------ SOURCE DATA ------

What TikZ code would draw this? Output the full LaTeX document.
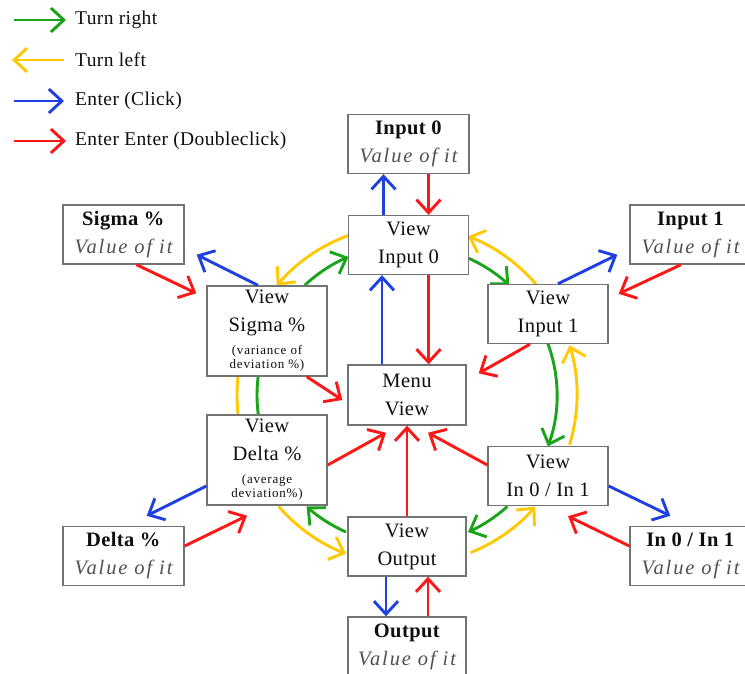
\documentclass[tikz,border=0pt]{standalone}
\usepackage{fontspec}
\setmainfont{Liberation Serif}[LetterSpace=2]
\newfontfamily\valfont{Liberation Serif}[LetterSpace=9]
\usetikzlibrary{arrows.meta,calc}

\definecolor{cgreen}{RGB}{25,165,25}
\definecolor{cyellow}{RGB}{255,200,0}
\definecolor{cblue}{RGB}{30,64,225}
\definecolor{cred}{RGB}{255,22,22}
\definecolor{boxline}{RGB}{115,115,115}
\definecolor{txt}{RGB}{15,15,15}
\definecolor{valtxt}{RGB}{80,80,80}

\newcommand\notetxt{\fontsize{13}{14}\selectfont\addfontfeature{LetterSpace=6}}
\newcommand\valtxt[1]{{\color{valtxt}\valfont\itshape #1}}

\begin{document}
\begin{tikzpicture}[x=1pt,y=-1pt,
  box/.style={draw=boxline, line width=1.4pt, fill=white, text=txt,
    minimum width=121pt, minimum height=59pt, inner sep=0pt, align=center,
    font=\fontsize{20.5}{28}\selectfont},
  viewbox/.style={box, minimum width=120pt},
  tallbox/.style={viewbox, minimum height=90pt},
  con/.style={line width=2.9pt,
    -{Straight Barb[length=13pt,width=24pt,line width=2.9pt]}},
  plain/.style={line width=2.9pt},
  legtxt/.style={anchor=west, inner sep=0pt, text=txt,
    font=\fontsize{19.5}{22}\selectfont}
]
\clip (0,0) rectangle (745,674);

% ---- legend ----
\node[legtxt] (lg) at (75,20) {Turn right};
\node[legtxt] (ly) at (75,60) {Turn left};
\node[legtxt] (lb) at (75,101) {Enter (Click)};
\node[legtxt] (lr) at (75,141) {Enter Enter (Doubleclick)};
\draw[con, cgreen]  ([xshift=-61pt]lg.west) -- ([xshift=-9pt]lg.west);
\draw[con, cyellow] ([xshift=-11pt]ly.west) -- ([xshift=-63pt]ly.west);
\draw[con, cblue]   ([xshift=-61pt]lb.west) -- ([xshift=-11pt]lb.west);
\draw[con, cred]    ([xshift=-61pt]lr.west) -- ([xshift=-9pt]lr.west);

% ---- centre of the rotary ring ----
\coordinate (ring) at (407,395);

% ---- turning ring: green = clockwise, yellow = anticlockwise ----
\begin{scope}[cgreen]
\draw[con] ($(ring)+(133:150pt)$) arc[start angle=133, end angle=113, radius=150pt];
\draw[con] ($(ring)+(66:150pt)$)  arc[start angle=66,  end angle=47,  radius=150pt];
\draw[con] ($(ring)+(20:150pt)$)  arc[start angle=20,  end angle=-20, radius=150pt];
\draw[con] ($(ring)+(-48:150pt)$) arc[start angle=-48, end angle=-66, radius=150pt];
\draw[con] ($(ring)+(246:150pt)$) arc[start angle=246, end angle=228, radius=150pt];
\draw[plain] ($(ring)+(189:150pt)$) arc[start angle=189, end angle=171, radius=150pt];
\end{scope}
\begin{scope}[cyellow]
\draw[con] ($(ring)+(110:170pt)$) arc[start angle=110, end angle=140, radius=170pt];
\draw[con] ($(ring)+(40:170pt)$)  arc[start angle=40,  end angle=69,  radius=170pt];
\draw[con] ($(ring)+(-17:170pt)$) arc[start angle=-17, end angle=17,  radius=170pt];
\draw[con] ($(ring)+(-68:170pt)$) arc[start angle=-68, end angle=-41, radius=170pt];
\draw[con] ($(ring)+(221:170pt)$) arc[start angle=221, end angle=249, radius=170pt];
\draw[plain] ($(ring)+(172:170pt)$) arc[start angle=172, end angle=188, radius=170pt];
\end{scope}

% ---- boxes ----
\node[box] (i0)  at (408.5,144) {\textbf{Input 0}\\\valtxt{Value of it}};
\node[viewbox] (vi0) at (408.5,245) {View\\Input 0};
\node[box] (sig) at (123.5,234.5) {\textbf{Sigma \%}\\\valtxt{Value of it}};
\node[box] (in1) at (690.5,234.5) {\textbf{Input 1}\\\valtxt{Value of it}};
\node[tallbox] (vsig) at (267,331) {View\\Sigma \%\\[-5pt]{\notetxt (variance of}\\[-14pt]{\notetxt deviation \%)}};
\node[viewbox] (vin1) at (548,314) {View\\Input 1};
\node[box, minimum width=118pt, minimum height=60pt] (menu) at (407,395) {Menu\\View};
\node[tallbox] (vdel) at (267,460) {View\\Delta \%\\[-5pt]{\notetxt (average}\\[-14pt]{\notetxt deviation\%)}};
\node[viewbox] (vio) at (548,476) {View\\In 0 / In 1};
\node[box, minimum width=118pt] (vout) at (407,546.5) {View\\Output};
\node[box] (del) at (123.5,556) {\textbf{Delta \%}\\\valtxt{Value of it}};
\node[box] (iol) at (690.5,556) {\textbf{In 0 / In 1}\\\valtxt{Value of it}};
\node[box, minimum width=118pt] (outl) at (407,646.5) {\textbf{Output}\\\valtxt{Value of it}};

% ---- enter (blue) and double enter (red) ----
\draw[con, cblue] ([xshift=-25pt]vi0.north) -- ([xshift=-25pt]i0.south);
\draw[con, cred]  ([xshift=20pt]i0.south) -- ([xshift=20pt]vi0.north);
\draw[con, cblue] ([xshift=-25pt]menu.north) -- ([xshift=-25pt]menu.north |- vi0.south);
\draw[con, cred]  ([xshift=20pt]vi0.south) -- ([xshift=20pt]vi0.south |- menu.north);

\draw[con, cblue] ([xshift=-9pt]vsig.north) -- ([xshift=12pt,yshift=10pt]sig.south east);
\draw[con, cred]  ([xshift=13pt]sig.south) -- ([xshift=-10pt,yshift=-8pt]vsig.north west);
\draw[con, cred]  ([xshift=-21pt]vsig.south east) -- ([xshift=-5pt,yshift=-5pt]menu.west);

\draw[con, cblue] ([xshift=10pt]vin1.north) -- ([xshift=-12pt,yshift=10pt]in1.south west);
\draw[con, cred]  ([xshift=-9.5pt]in1.south) -- ([xshift=10pt,yshift=-10pt]vin1.north east);
\draw[con, cred]  ([xshift=-18pt]vin1.south) -- ([xshift=12pt,yshift=-9pt]menu.north east);

\draw[con, cred]  ([yshift=-5pt]vdel.east) -- ([xshift=-21pt,yshift=-7pt]menu.south);
\draw[con, cred]  (vout.north) -- (menu.south);
\draw[con, cred]  ([yshift=11pt]vio.west) -- ([xshift=21pt,yshift=-7pt]menu.south);

\draw[con, cblue] ([yshift=-26pt]vdel.west) -- ([xshift=-38pt,yshift=10pt]del.north east);
\draw[con, cred]  ([yshift=10pt]del.east) -- ([xshift=-20pt,yshift=-10pt]vdel.south);
\draw[con, cblue] ([yshift=-10pt]vio.east) -- ([xshift=41pt,yshift=10pt]iol.north west);
\draw[con, cred]  ([yshift=10pt]iol.west) -- ([xshift=20pt,yshift=-10pt]vio.south);

\draw[con, cblue] ([xshift=-21pt]vout.south) -- ([xshift=-21pt]outl.north);
\draw[con, cred]  ([xshift=21pt]outl.north) -- ([xshift=21pt]vout.south);
\end{tikzpicture}
\end{document}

------

Write out nothing but the lines from the start of the data through the line with "(ring) at (407,395);". Leave out the pictures.

**COMPLETED TASK:**
What TikZ code would draw this? Output the full LaTeX document.
\documentclass[tikz,border=0pt]{standalone}
\usepackage{fontspec}
\setmainfont{Liberation Serif}[LetterSpace=2]
\newfontfamily\valfont{Liberation Serif}[LetterSpace=9]
\usetikzlibrary{arrows.meta,calc}

\definecolor{cgreen}{RGB}{25,165,25}
\definecolor{cyellow}{RGB}{255,200,0}
\definecolor{cblue}{RGB}{30,64,225}
\definecolor{cred}{RGB}{255,22,22}
\definecolor{boxline}{RGB}{115,115,115}
\definecolor{txt}{RGB}{15,15,15}
\definecolor{valtxt}{RGB}{80,80,80}

\newcommand\notetxt{\fontsize{13}{14}\selectfont\addfontfeature{LetterSpace=6}}
\newcommand\valtxt[1]{{\color{valtxt}\valfont\itshape #1}}

\begin{document}
\begin{tikzpicture}[x=1pt,y=-1pt,
  box/.style={draw=boxline, line width=1.4pt, fill=white, text=txt,
    minimum width=121pt, minimum height=59pt, inner sep=0pt, align=center,
    font=\fontsize{20.5}{28}\selectfont},
  viewbox/.style={box, minimum width=120pt},
  tallbox/.style={viewbox, minimum height=90pt},
  con/.style={line width=2.9pt,
    -{Straight Barb[length=13pt,width=24pt,line width=2.9pt]}},
  plain/.style={line width=2.9pt},
  legtxt/.style={anchor=west, inner sep=0pt, text=txt,
    font=\fontsize{19.5}{22}\selectfont}
]
\clip (0,0) rectangle (745,674);

% ---- legend ----
\node[legtxt] (lg) at (75,20) {Turn right};
\node[legtxt] (ly) at (75,60) {Turn left};
\node[legtxt] (lb) at (75,101) {Enter (Click)};
\node[legtxt] (lr) at (75,141) {Enter Enter (Doubleclick)};
\draw[con, cgreen]  ([xshift=-61pt]lg.west) -- ([xshift=-9pt]lg.west);
\draw[con, cyellow] ([xshift=-11pt]ly.west) -- ([xshift=-63pt]ly.west);
\draw[con, cblue]   ([xshift=-61pt]lb.west) -- ([xshift=-11pt]lb.west);
\draw[con, cred]    ([xshift=-61pt]lr.west) -- ([xshift=-9pt]lr.west);

% ---- centre of the rotary ring ----
\coordinate (ring) at (407,395);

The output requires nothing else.